Dos escenas de estos días son dignas de análisis. Una, el día jueves, la protagonizó el Presidente Gabriel Boric; la otra fue al día siguiente, el viernes, y estuvo a cargo del ministro Jackson.
En la primera se ve al Presidente aferrando un megáfono y a través de él arengando a un grupo de personas que protestaban en La Moneda. En la segunda se ve al exministro Jackson comunicando su renuncia.
Es difícil encontrar un incidente que retrate mejor la personalidad de cada uno.
Los seres humanos somos seres fantasiosos, cada uno alberga dentro suyo un cierto ideal del yo, una figura que juzga estimable y a la que procura asemejarse. En este sentido, la personalidad es la suma de lo que cada uno es y de lo que, al mismo tiempo, desea ser. Esa tensión nos constituye y es la fuente de muchas fantasías y de múltiples equívocos. Dentro de cada uno pugna por salir una identidad oculta, muchas veces inconsciente, que, sin embargo, orienta nuestra conducta en los momentos difíciles.
Ni el Presidente Boric, ni el exministro Jackson son, por supuesto, una excepción.
El incidente del megáfono da una pista flagrante respecto del primero.
Ante todo, el Presidente alberga la fantasía de que existe un sujeto colectivo —el pueblo— con el que posee una relación de confianza (“no voy a dar mi brazo a torcer para cumplir los anhelos y el programa que el pueblo nos encargó”). La palabra “pueblo”, en el imaginario inconsciente del Presidente Boric, no tiene nada que ver con el ideal democrático (un conjunto de ciudadanos formando una voluntad colectiva mediante la competencia y el voto), sino que designa a un conjunto de personas dolientes respecto de las cuales él sería un redentor incomprendido, acosado por fuerzas anónimas y en cualquier caso malignas, que se oponen a esa tarea suya. En esta visión que el Presidente Boric tiene de su propio quehacer, él carecería de toda responsabilidad. Él sería una voluntad férrea, convencida de la justicia de la causa que esos pobladores promovían (“soy una persona de convicciones firmes”), un luchador social como ellos (“venimos de los movimientos sociales y no nos podemos olvidar de eso”), cuyas iniciativas se ven trabadas por dificultades, desde luego, ajenas (“esta pega no es fácil, ustedes lo han visto”).
¿A qué pueden deberse esas declaraciones que, leídas sin la agitación de la escena, suenan absurdas, excesivas, algo pueriles?

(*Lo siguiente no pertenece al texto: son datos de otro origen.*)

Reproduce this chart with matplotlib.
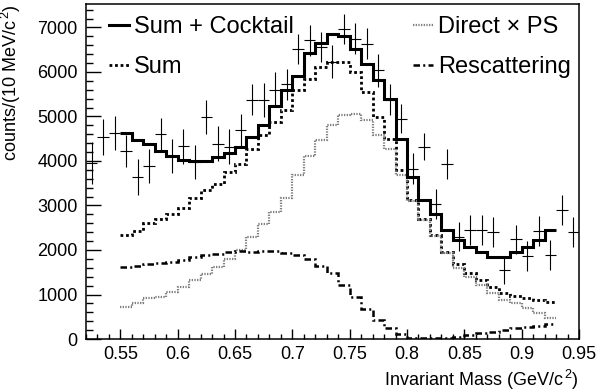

Es probable que el Presidente, estimulado quizá por el recuerdo de los 50 años del Golpe, esté leyendo o revisando parte de la imaginería de esa época en que Allende —él sí— era capaz de establecer una relación paternal y amorosa con la masa, el pueblo en la terminología de entonces. Y es presumible que al leer o revisar los testimonios de esos años, se haya producido en él una identificación inconsciente con la figura redentora y a la vez trágica de Allende.
De esa manera, es probable que las difíciles circunstancias actuales hayan insuflado en el Presidente Gabriel Boric lo que los analistas llaman una fantasía compensatoria. Todos tenemos en momentos de frustración ese tipo de fantasías (es la explicación de por qué cuando el hambre arrecia se tiende a imaginar platos y sabores apetitosos). Por supuesto no hay nada malo en tenerlas, puesto que se trata de un mecanismo de defensa frente a las asperezas y las pedradas de la vida.
La renuncia del exministro Jackson es otra escena digna de análisis.
Se le vio en el punto de prensa con la misma actitud desdeñosa con la que, con notable esmero y dedicación de coleccionista, cultivó enemistades y sembró resentimientos. Altivo, renuente a la crítica, impermeable al obvio fracaso, una postura corporal que subraya el desprecio al interlocutor, con esa leve frialdad de quien carece de empatía. Si el Presidente Boric tiende a la fantasía redentora, el exministro parece abrigar en la hora de la derrota, la de la víctima propiciatoria, la de quien no inflige violencia, ni injusticia, ni torpeza, sino que la padece. Y en este caso la padece, además, voluntariamente, como una muestra de esa generosidad de la que es capaz una persona superior.
En fin.
El político está siempre inundado de fantasías, ellas lo sostienen y cuando es necesario, lo consuelan. El problema es cuando a esas fantasías se las escenifica y extravierte.
Porque entonces se arriesga a transitar esa delgada frontera que separa apenas lo sublime de lo ridículo.